Businesses today need to be aware of a range of risk factors when operating in fast-changing and volatile markets. A well-devised risk management plan aims to continuously identify and analyse the range of risks a company may face and suggest mitigation strategies.

Risk factors may emerge from both internal and external sources, and successful risk management will allow companies to manage them effectively and support business functions adequately.

Financial institutions are among the most important enterprises in the world today as they have the ability to influence individuals, businesses, market conditions, and the economy at large. To answer the question, “what is risk management in finance?”, we must first discuss prevalent financial risks.

What is financial risk?

Financial risks are among the foremost risks that every business, regardless of the industry they’re operating in, needs to address. Common forms of financial risk include:

  • Credit risk: The risk of a client/borrower being unable to hold on to their financial responsibilities.
  • Operational risk: The risk of direct or indirect losses due to internal conditions or external events.
  • Foreign exchange risk: The risk of losses arising from unfavourable conditions in foreign exchange rates.
  • Interest rate risk: The risk of fluctuations in interest rates resulting in adverse financial conditions.
  • Liquidity risk: The risk of being unable to raise funds to meet short-term financial obligations.
  • Inflation risk: The risk of a rapidly rising inflation rate adversely affecting financial markets.

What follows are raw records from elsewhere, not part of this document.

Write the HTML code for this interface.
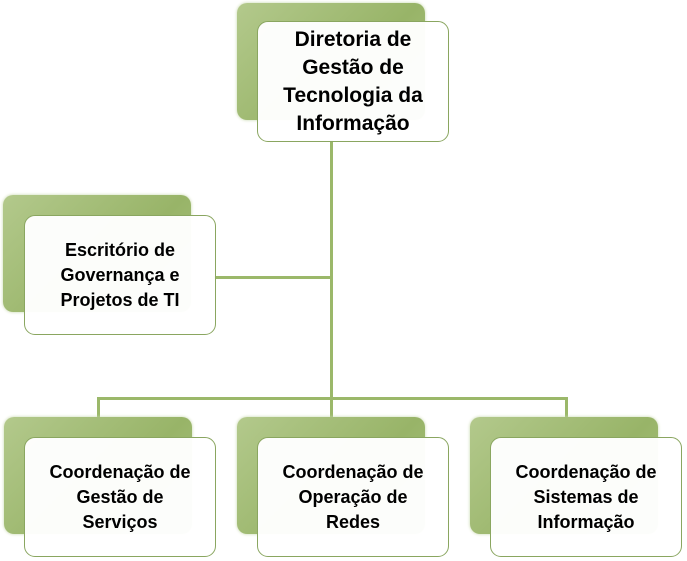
<!DOCTYPE html>
<html><head><meta charset="utf-8"><style>
body{margin:0;width:687px;height:561px;background:#fff;position:relative;overflow:hidden;font-family:"Liberation Sans",sans-serif;}
.g{position:absolute;width:188px;height:117px;border-radius:10px;background:linear-gradient(135deg,#b3c98c,#98b468 60%,#a9c27f);box-shadow:0 0 3px #c5d6a8;}
.w{position:absolute;width:192px;height:120px;border-radius:11px;background:rgba(255,255,255,0.97);border:1px solid #8aa660;box-sizing:border-box;display:flex;align-items:center;justify-content:center;text-align:center;font-weight:bold;color:#000;}
.s{font-size:18px;line-height:25px;}
.t{font-size:21px;line-height:28px;}
.l{position:absolute;background:#9bb86a;}
</style></head><body>
<div class="l" style="left:330px;top:140px;width:3px;height:260px"></div>
<div class="l" style="left:214px;top:276px;width:118px;height:3px"></div>
<div class="l" style="left:97px;top:397px;width:471px;height:3px"></div>
<div class="l" style="left:97px;top:397px;width:3px;height:22px"></div>
<div class="l" style="left:330px;top:397px;width:3px;height:22px"></div>
<div class="l" style="left:565px;top:397px;width:3px;height:22px"></div>

<div class="g" style="left:237px;top:3px"></div>
<div class="w t" style="left:257px;top:21px;height:121px">Diretoria de<br>Gestão de<br>Tecnologia da<br>Informação</div>

<div class="g" style="left:3px;top:195px"></div>
<div class="w s" style="left:24px;top:215px">Escritório de<br>Governança e<br>Projetos de TI</div>

<div class="g" style="left:4px;top:417px"></div>
<div class="w s" style="left:24px;top:437px">Coordenação de<br>Gestão de<br>Serviços</div>

<div class="g" style="left:237px;top:417px"></div>
<div class="w s" style="left:257px;top:437px">Coordenação de<br>Operação de<br>Redes</div>

<div class="g" style="left:470px;top:417px"></div>
<div class="w s" style="left:490px;top:437px">Coordenação de<br>Sistemas de<br>Informação</div>
</body></html>
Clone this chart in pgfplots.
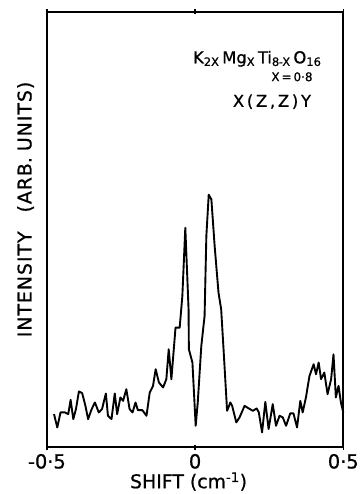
\documentclass[border=0pt]{standalone}
\usepackage{fontspec}
\setmainfont{DejaVu Sans}[FakeBold=0.8]
\usepackage{pgfplots}
\pgfplotsset{compat=1.18}
\begin{document}
\begin{tikzpicture}
\begin{axis}[
  scale only axis,
  width=297bp, height=436bp,
  xmin=-0.5, xmax=0.5, ymin=0, ymax=100,
  axis line style={line width=1.8pt},
  xtick={-0.5,0,0.5},
  xticklabels={{-0·5},{0},{0·5}},
  xtick align=center,
  major tick length=5pt,
  tick style={line width=1.5pt, black},
  ytick=\empty,
  xticklabel style={font=\fontsize{19.5}{19.5}\selectfont, yshift=-1pt},
  /pgf/number format/assume math mode=true,
  xlabel={SHIFT (cm\textsuperscript{-1})},
  xlabel style={font=\fontsize{19}{19}\selectfont, at={(axis description cs:0.478,-0.05)}, anchor=north},
  ylabel={I\kern1pt N\kern1pt T\kern1pt E\kern1pt N\kern1pt S\kern1pt I\kern1pt T\kern1pt Y\quad(\kern1pt A\kern1pt R\kern1pt B.\ U\kern1pt N\kern1pt I\kern1pt T\kern1pt S\kern1pt)},
  ylabel style={font=\fontsize{19}{19}\selectfont, at={(axis description cs:-0.072,0.546)}, anchor=center, rotate=0},
  clip=false,
]
\addplot[black, line width=1.9pt, line join=round] coordinates {
(-0.476,7.57) (-0.465,4.5) (-0.454,7.96) (-0.439,7.96) (-0.428,7.57)
(-0.420,10.85) (-0.411,6.42) (-0.402,8.72) (-0.392,12.78) (-0.381,12.39)
(-0.370,9.47) (-0.361,6.42) (-0.349,8.72) (-0.338,10.25) (-0.325,7.96)
(-0.314,8.72) (-0.301,12.32) (-0.294,7.18) (-0.282,6.42) (-0.271,12.32)
(-0.263,7.57) (-0.252,11.4) (-0.243,10.62) (-0.232,13.3) (-0.221,8.72)
(-0.211,7.96) (-0.201,10.25) (-0.193,8.49) (-0.178,8.49) (-0.164,7.18)
(-0.153,12.55) (-0.142,14.06) (-0.133,17.89) (-0.122,14.84) (-0.108,13.69)
(-0.097,15.6) (-0.089,22.48) (-0.080,15.6) (-0.066,27.45) (-0.052,27.45)
(-0.043,34.7) (-0.033,50.4) (-0.022,31.65) (-0.021,22.48) (-0.009,19.43)
(0.002,4.89) (0.009,10.25) (0.021,23.24) (0.032,30.1) (0.038,48.5)
(0.046,58.0) (0.055,56.9) (0.066,46.2) (0.079,35.5) (0.088,31.65)
(0.096,22.48) (0.108,8.33) (0.119,10.25) (0.125,9.47) (0.139,5.66)
(0.150,6.81) (0.167,9.47) (0.181,8.88) (0.195,8.33) (0.208,8.88)
(0.215,7.96) (0.226,3.37) (0.237,10.39) (0.248,4.13) (0.262,9.86)
(0.273,4.89) (0.285,7.18) (0.296,6.81) (0.307,4.89) (0.321,7.73)
(0.332,7.73) (0.344,4.5) (0.355,10.62) (0.363,7.96) (0.374,11.4)
(0.386,16.35) (0.400,19.04) (0.408,16.74) (0.417,19.43) (0.425,15.6)
(0.436,17.13) (0.447,12.16) (0.459,15.6) (0.467,21.33) (0.475,11.4)
(0.484,14.06) (0.492,10.25) (0.500,7.96)
};
\node[anchor=base east, font=\fontsize{16.5}{16.5}\selectfont, inner sep=0pt] at (axis cs:0.427,88.2) {K\textsubscript{2X}\,Mg\textsubscript{X}\,Ti\textsubscript{8\kern-0.5pt-X}\,O\textsubscript{16}};
\node[anchor=base east, font=\fontsize{12}{12}\selectfont, inner sep=0pt] at (axis cs:0.397,84.1) {X\,=\,0·8};
\node[anchor=base east, font=\fontsize{16.5}{16.5}\selectfont, inner sep=0pt] at (axis cs:0.392,78.2) {X\,(\,Z\,,\,Z\,)\,Y};
\coordinate (bl) at (rel axis cs:0,0);
\coordinate (tr) at (rel axis cs:1,1);
\end{axis}
\path (bl) ++(-47bp,-46bp) coordinate (a);
\path (tr) ++(10bp,12bp) coordinate (b);
\path (a) rectangle (b);
\end{tikzpicture}
\end{document}
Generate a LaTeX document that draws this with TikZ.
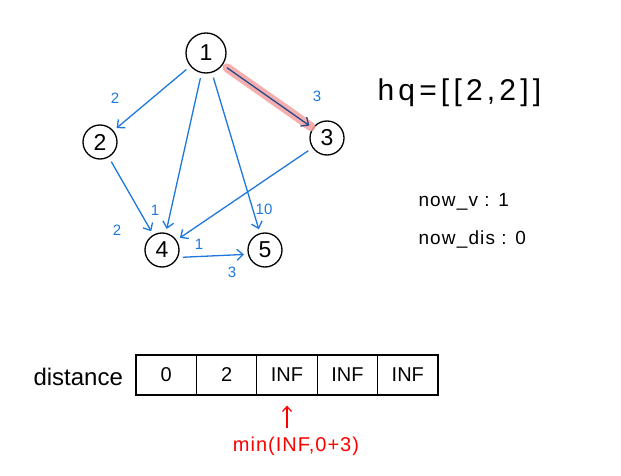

What is risk management in finance?

The importance of risk management in finance does not need to be elaborated on. The 2008 Global Financial Crisis uncovered many lacking areas of risk management in the financial sector. Effective risk management initiatives will help prevent such crises or at the very least, help manage the consequences of such conditions.

Risk management in finance analyses the finance industry conditions and aims to pre-identify possible risks to financial institutions and suggest mitigation measures.

How is risk management in finance enforced?

Financial institutions face a wide array of risks ranging from internal risks, such as operational malfunctions, to external risks, such as volatile market conditions and cyber threats. The following initiatives must be taken by financial institutions to address these risks:

1. Strengthen regulatory adherence
There are extensive regulations imposed on the financial sector by regulatory bodies, such as FinCen, FATF, FCA, and ESMA. These regulations must be incorporated into the decision-making process to create trust and ensure that the institution is not in violation of the recommended guidelines.

2. Improve data protection
Financial institutions store a large amount of sensitive financial information that should be protected at all costs. Therefore, conducting comprehensive risk assessments, implementing data protection measures, evaluating third-party vendors, and setting up incident response plans are necessary.

3. Enhance operational resilience
Operational risks for financial institutions include data breaches and losses, theft, and fraud. Identifying critical dependencies and addressing them through effective mitigation measures and recovery plans are essential while improving resource allocation strategies.

4. Promote continuous mitigation
Financial institutions are among the most targeted for malicious cyber attacks and data breaches from various threat vectors, including nation-states, cybercriminals, terrorist groups, and insider threats. Continuous mitigation strategies are a necessity to counteract them effectively. 

What are the best practices for risk management in finance?

Following the guidelines mentioned below will help in setting up a comprehensive risk management process.

1. Build and nurture a risk-aware culture
Setting up a work culture where employees are made aware of the need for risk management will help in managing internal risks in particular.

2. Conduct regular risk assessments
Conducting regular risk assessments complements continuous mitigation strategies and helps the organisation stay updated with the latest risks.

3. Prioritise risk management
Maintaining a procedure where potential risks are consistently quantified and prioritised will help effectively manage the array of risks.

4. Involve all stakeholders
Involving the entire host of stakeholders in the organisation’s risk management initiatives will ensure that all parties are well informed.

The need for effective risk management in the financial sector is imperative to the smooth operation of the economy

To effectively answer the question, “what is risk management in finance?”, we have to consider what risks are faced by the industry at large, how institutions in the industry engage in risk management, and what best practices are followed to ensure an effective risk management effort.